Kyoto, and later the Copenhagen climate summit of 2009, represented failed attempts at using a top-down approach to get the world’s largest emitters to commit to reducing their GHG output.

Negotiators have changed tact, re-angling their strategies towards an international pact that would instead cultivate bottom-up efforts from national and sub-national jurisdictions.

And those countries that support or already have emissions trading schemes also adopted this tactic, seeking in Paris a basic framework that would let them grow their carbon clubs while maintaining environmental integrity and transparency, rather than hunting an overarching global carbon market.

“[Cooperative approaches] is the UN taking a ‘light touch’ role. Countries don’t need to ratify to be part of it … Everyone expects the UN will come up with further guidance, but they don’t need to wait for that to get started,” Keohane said.

“Coalitions of countries that want to move faster and farther will start coalescing and connecting … You can’t put a halt to market activity in a decentralised world.”

The Paris Agreement requires at least 55 parties collectively accounting for at least 55% of total global GHG emissions to ratify or accept it in order for it to enter into force.
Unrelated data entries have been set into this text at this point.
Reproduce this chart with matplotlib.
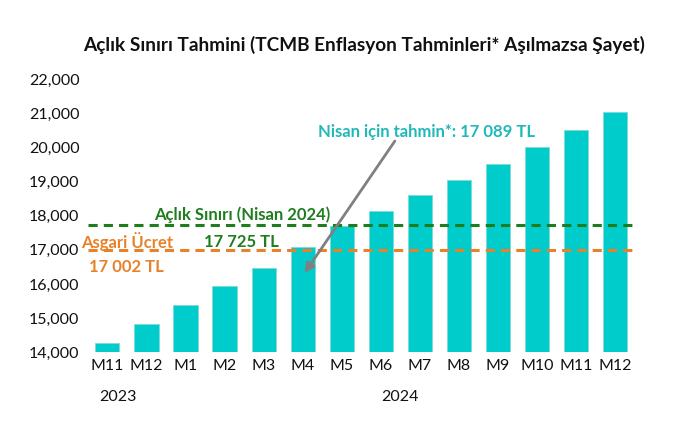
import matplotlib
matplotlib.use('Agg')
import matplotlib.pyplot as plt

months = ['M11', 'M12', 'M1', 'M2', 'M3', 'M4', 'M5', 'M6', 'M7', 'M8', 'M9', 'M10', 'M11', 'M12']
years = ['2023', '2024']
values = [14250, 14830, 15370, 15930, 16480, 17089, 17690, 18140, 18600, 19060, 19530, 20030, 20530, 21060]
hunger_line = 17725
min_wage = 17002
yticks = [14000, 15000, 16000, 17000, 18000, 19000, 20000, 21000, 22000]

bar_color = '#00CCCC'
green = '#1E7E1E'
orange = '#E8822A'
teal = '#22B8B8'

plt.rcParams['font.family'] = ['Lato', 'DejaVu Sans']

fig = plt.figure(figsize=(6.81, 4.41), dpi=100)
ax = fig.add_axes([0.129, 0.202, 0.803, 0.617])

x = list(range(len(months)))
ax.bar(x, values, width=0.62, color=bar_color, edgecolor='#7FD8D8', linewidth=0.6)

ax.axhline(hunger_line, color=green, linestyle=(0, (3, 2)), linewidth=2.2)
ax.axhline(min_wage, color=orange, linestyle=(0, (3, 2)), linewidth=2.2)

ax.set_xlim(-0.5, len(months) - 0.5)
ax.set_ylim(14000, 22000)
ax.set_yticks(yticks)
ax.set_yticklabels(['{:,}'.format(v) for v in yticks])
ax.set_xticks(x)
ax.set_xticklabels(months)
ax.tick_params(axis='both', length=0, labelsize=11.5, colors='#111111')
ax.tick_params(axis='y', pad=6)
ax.tick_params(axis='x', pad=5)
for s in ax.spines.values():
    s.set_visible(False)

# year labels under month labels
ax.text(0.28, -0.165, years[0], transform=ax.get_xaxis_transform(), ha='center', va='center', fontsize=11.5, color='#111111')
ax.text(7.5, -0.165, years[1], transform=ax.get_xaxis_transform(), ha='center', va='center', fontsize=11.5, color='#111111')

fig.text(0.535, 0.898, 'Açlık Sınırı Tahmini (TCMB Enflasyon Tahminleri* Aşılmazsa Şayet)',
         ha='center', va='center', fontsize=13.7, fontweight='bold', color='#111111')

ax.text(3.44, 18030, 'Açlık Sınırı (Nisan 2024)', ha='center', va='center', fontsize=12, fontweight='bold', color=green)
ax.text(3.44, 17235, '{:,} TL'.format(hunger_line).replace(',', ' '), ha='center', va='center', fontsize=12, fontweight='bold', color=green)
ax.text(0.51, 17235, 'Asgari Ücret', ha='center', va='center', fontsize=12, fontweight='bold', color=orange, clip_on=False)
ax.text(0.49, 16500, '{:,} TL'.format(min_wage).replace(',', ' '), ha='center', va='center', fontsize=12, fontweight='bold', color=orange)
ax.text(8.18, 20470, 'Nisan için tahmin*: {:,} TL'.format(values[5]).replace(',', ' '),
        ha='center', va='center', fontsize=12, fontweight='bold', color=teal)

ax.annotate('', xy=(5.05, 16320), xytext=(7.36, 20200),
            arrowprops=dict(arrowstyle='-|>', color='#808080', lw=2, mutation_scale=14, shrinkA=0, shrinkB=0))

fig.savefig('out.png', dpi=100)
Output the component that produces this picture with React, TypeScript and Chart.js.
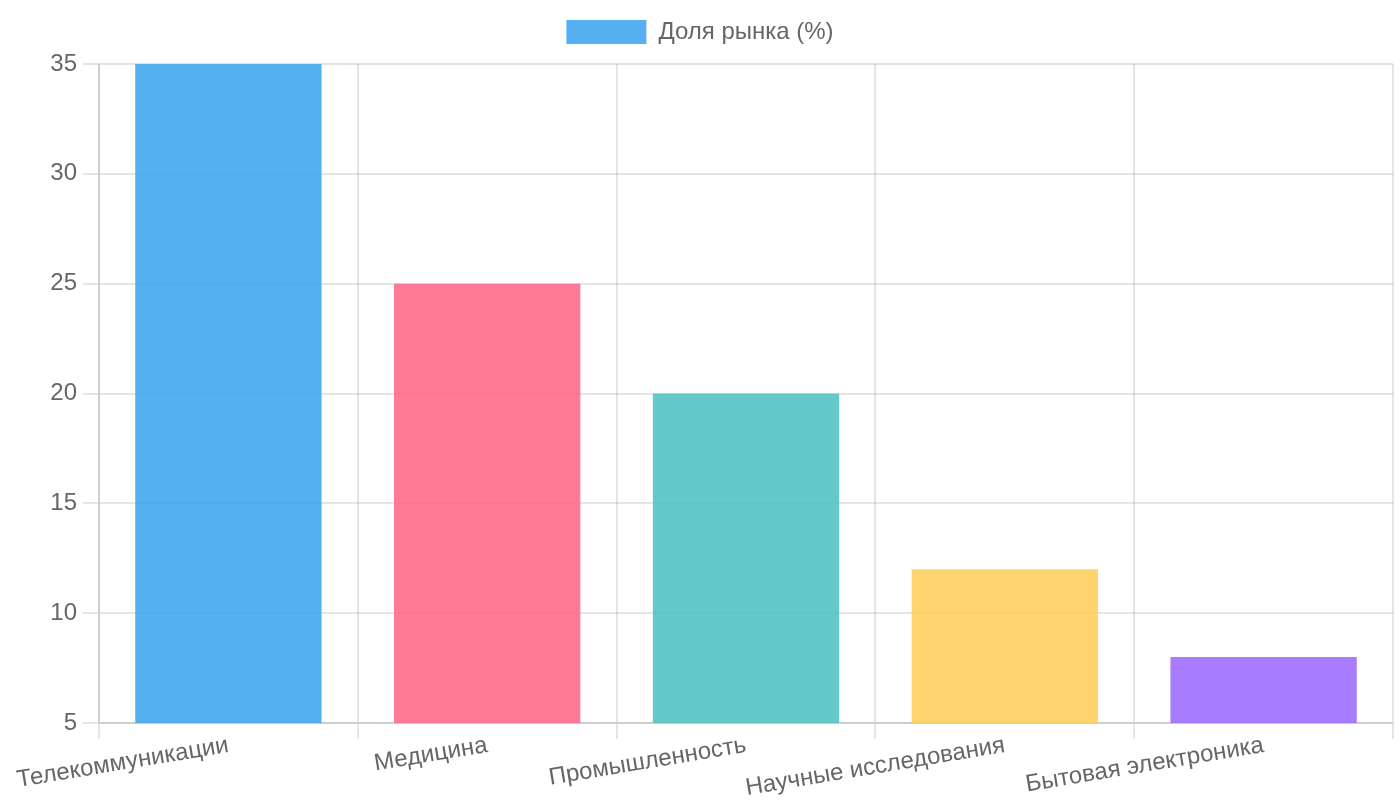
import React, { useEffect, useRef } from "react";
import { Chart, registerables } from "chart.js";

Chart.register(...registerables);

const categories = [
  "Телекоммуникации",
  "Медицина",
  "Промышленность",
  "Научные исследования",
  "Бытовая электроника",
];
const seriesLabel = "Доля рынка (%)";
const shareValues = [35, 25, 20, 12, 8];
const barColors = [
  "rgba(54, 162, 235, 0.85)",
  "rgba(255, 99, 132, 0.85)",
  "rgba(75, 192, 192, 0.85)",
  "rgba(255, 205, 86, 0.85)",
  "rgba(153, 102, 255, 0.85)",
];
const yMin = 5;
const yMax = 35;
const yStep = 5;

// chart is laid out at 700x408 logical px and drawn at pixel ratio 2 (1400x816 on screen)
const LOGICAL_W = 700;
const LOGICAL_H = 408;
const RATIO = 2;
const LABEL_ROTATION = 9.5;
const Y_AXIS_WIDTH = 46;
const X_AXIS_HEIGHT = 46.5;

export default function App() {
  const ref = useRef<HTMLCanvasElement | null>(null);

  useEffect(() => {
    if (!ref.current) return;
    const font = { family: "Arial, 'Liberation Sans', Helvetica, sans-serif", size: 12 };
    const chart = new Chart(ref.current, {
      type: "bar",
      data: {
        labels: categories,
        datasets: [
          {
            label: seriesLabel,
            data: shareValues,
            backgroundColor: barColors,
            borderWidth: 0,
          },
        ],
      },
      options: {
        animation: false,
        responsive: false,
        devicePixelRatio: RATIO,
        layout: { padding: { left: 3.5, right: 3.5 } },
        plugins: {
          legend: {
            position: "top",
            labels: { font, color: "#666" },
          },
          tooltip: { enabled: false },
        },
        scales: {
          x: {
            grid: { color: "rgba(0,0,0,0.1)" },
            ticks: {
              font,
              color: "#666",
              padding: -4,
              minRotation: LABEL_ROTATION,
              maxRotation: LABEL_ROTATION,
            },
            afterFit: (scale: any) => {
              scale.height = X_AXIS_HEIGHT;
            },
          },
          y: {
            min: yMin,
            max: yMax,
            grid: { color: "rgba(0,0,0,0.1)" },
            ticks: { font, color: "#666", stepSize: yStep },
            afterFit: (scale: any) => {
              scale.width = Y_AXIS_WIDTH;
            },
          },
        },
      },
    });
    return () => chart.destroy();
  }, []);

  return (
    <div
      style={{
        position: "absolute",
        left: 0,
        top: 0,
        width: 1400,
        height: 800,
        overflow: "hidden",
        background: "#fff",
      }}
    >
      <canvas
        ref={ref}
        width={LOGICAL_W}
        height={LOGICAL_H}
        style={{ width: LOGICAL_W * RATIO, height: LOGICAL_H * RATIO, display: "block" }}
      />
    </div>
  );
}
Some observers predict that joining a carbon club under cooperative approaches could also become the next step in a natural progression for developing nations that utilise the Paris Agreement’s centralised mechanism to first generate offsets and then build their own domestic carbon markets.


While carbon club members, with the help of other international organisations including the World Bank, are responsible for organising the actual groupings, they are also in charge of policing them.

Kyoto’s JI featured a similar self-regulating system under its Track 1, which many blame for the hundreds of millions of carbon credits issued under the scheme that, according to a study published earlier this year, may not have represented actual emissions reductions.

The Paris Agreement’s centralised mechanism is expected to be designed based on the most effective elements of JI and the CDM.

However, the decentralised approach and subsequent carbon clubs may instead borrow from the lessons learned across the world’s national and regional carbon markets.

“We are relying on the big countries with an interest in environmental integrity to be at core of these emerging coalitions,” Keohane said.

He, along with IETA president and CEO Dirk Forrister, said countries that want to use international markets to meet their NDCs will have to abide by the accounting rules.

“It’s like joining an exchange, where you have to meet certain qualifications and criteria to join. Once you’re in, life is a lot simpler because trading is eased, but if you fall out of compliance, you can lose your access,” Forrister said.

He added that carbon clubs will likely instil these rules in their agreements.

“Other provisions from the UN would be great, but the job to uphold standards lies with club members.”